WASHINGTON, April 2, 2014 - The House approved by voice vote Tuesday legislation (H.R. 2413) that aims to improve the nation’s severe weather forecasting abilities.
The vote came about 10 days after the House Science, Space and Technology Committee favorably reported out the bill, which was offered by Rep. Jim Bridenstine, R-Okla., with 20 cosponsors.
The Weather Forecasting Improvement Act aims to improve the National Oceanic and Atmospheric Administration’s (NOAA) ability to protect lives and property through improved severe weather forecasting and prioritization of research and computing resources.
The National Severe Storms Laboratory in Oklahoma has been using phased array radar, provided by the Navy, for weather research since 2003, with the hope that research will lead to increased warning times and enhanced prediction of tornadoes and thunderstorms.
The Congressional Budget Office estimates the legislation would cost $356 million over four years. CBO said NOAA would use those funds to purchase equipment, conduct research, establish advisory committees, and fund fellowship programs related to improving the agency’s forecasting capabilities and warning systems. In 2013, the agency spent about $80 million to fund activities similar to activities authorized under H.R. 2413.

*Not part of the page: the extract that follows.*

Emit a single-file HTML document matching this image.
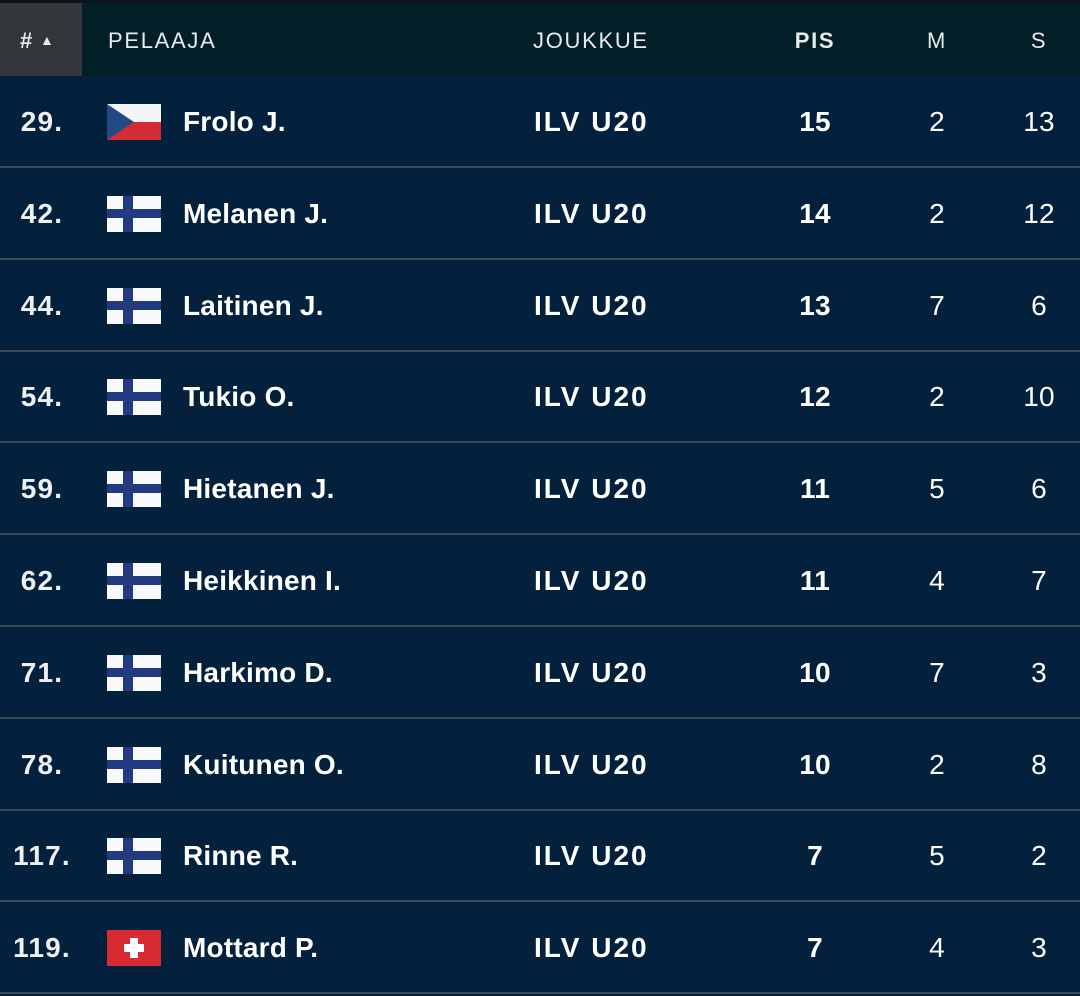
<!DOCTYPE html>
<html><head><style>
body{margin:0;width:1080px;height:996px;background:#03203d;font-family:"Liberation Sans",sans-serif;overflow:hidden;position:relative}
.hdr{position:absolute;left:0;top:0;width:1080px;height:76px;background:#021e26;border-top:3px solid #0b1419;box-sizing:border-box}
.sort{position:absolute;left:0;top:3px;width:82px;height:73px;background:#33373a}
.h{position:absolute;top:28px;color:#e6ecee;font-size:22px;letter-spacing:1.7px}
.row{position:absolute;left:0;width:1080px;height:92px;border-bottom:2px solid #3b4b58;box-sizing:border-box}
.t{position:absolute;top:30px;color:#fff;font-size:28px;font-weight:bold;letter-spacing:0.2px}
.c{transform:translateX(-50%)}
.flag{position:absolute;left:107px;top:28px;width:54px;height:36px}
.n{color:#eef0f2;letter-spacing:1.2px}
.reg{font-weight:normal}
</style></head><body>
<div class="hdr"></div><div class="sort"></div>
<div class="h" style="left:20px;font-weight:bold">#<span style="font-size:14px;margin-left:6px;position:relative;top:-3px">▲</span></div>
<div class="h" style="left:108px">PELAAJA</div>
<div class="h" style="left:533px">JOUKKUE</div>
<div class="h c" style="left:815px;font-weight:bold">PIS</div>
<div class="h c" style="left:937px">M</div>
<div class="h c" style="left:1039px">S</div>
<svg width="0" height="0" style="position:absolute">
<defs>
<symbol id="fi" viewBox="0 0 54 36"><rect width="54" height="36" fill="#f8f9fb"/><rect x="16" width="10" height="36" fill="#233a80"/><rect y="13" width="54" height="9" fill="#233a80"/></symbol>
<symbol id="cz" viewBox="0 0 54 36"><rect width="54" height="18" fill="#f4f5f7"/><rect y="18" width="54" height="18" fill="#d42c35"/><polygon points="0,0 27,18 0,36" fill="#224b85"/></symbol>
<symbol id="ch" viewBox="0 0 54 36"><rect width="54" height="36" fill="#d62b30"/><rect x="23" y="8" width="8" height="20" fill="#fff"/><rect x="17" y="14" width="20" height="8" fill="#fff"/></symbol>
</defs></svg>
<div id="rows"></div>
<script>
var d=[["29.","cz","Frolo J.",15,2,13],["42.","fi","Melanen J.",14,2,12],["44.","fi","Laitinen J.",13,7,6],["54.","fi","Tukio O.",12,2,10],["59.","fi","Hietanen J.",11,5,6],["62.","fi","Heikkinen I.",11,4,7],["71.","fi","Harkimo D.",10,7,3],["78.","fi","Kuitunen O.",10,2,8],["117.","fi","Rinne R.",7,5,2],["119.","ch","Mottard P.",7,4,3]];
var h="";d.forEach(function(r,i){var top=(76+i*91.8).toFixed(1);
h+='<div class="row" style="top:'+top+'px">'+
'<div class="t c n" style="left:42px">'+r[0]+'</div>'+
'<svg class="flag"><use href="#'+r[1]+'"/></svg>'+
'<div class="t" style="left:183px">'+r[2]+'</div>'+
'<div class="t" style="left:534px;letter-spacing:2px">ILV U20</div>'+
'<div class="t c" style="left:815px">'+r[3]+'</div>'+
'<div class="t c reg" style="left:937px">'+r[4]+'</div>'+
'<div class="t c reg" style="left:1039px">'+r[5]+'</div></div>';});
document.getElementById("rows").innerHTML=h;
</script>
</body></html>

The bill would direct the NOAA’s research and satellite offices and National Weather Service offices to develop a prioritized weather research plan with the aim of restoring U.S. world leadership in weather modeling, prediction, and forecasting. In order to address concerns that Europe and other regions have overtaken the U.S. with respect to computer modeling and operational forecasts, the bill would direct NOAA to develop prioritization plans to regain and maintain high impact weather forecasting capabilities.
The bill would create a tornado and hurricane warning extension program to develop and extend accurate forecasts to reduce loss of life, injury, and economic damage. It would clarify that NOAA is not prohibited from obtaining weather data through contracts with commercial providers, and would direct NOAA to prepare a report assessing the range of commercial opportunities for obtaining cost-effective space-based weather observations.
Bridenstine said NOAA’s $2 billion satellite account has suffered from a variety of problems and delays, resulting in a potential gap in weather satellite coverage and the need to systematically evaluate the combination of observing systems, both public and private, necessary to meet weather data requirements.
A Bridenstine aide said their office and committee staff have held preliminary discussions with potential sponsors in the Senate.
Brad Rippey, USDA meteorologist, said farmers and producers clearly would benefit from improvements in forecasting short and mid-term weather events. “However, there is only so much you can do for a crop once it’s in the ground … You can’t put your corn crop in a storm cellar.”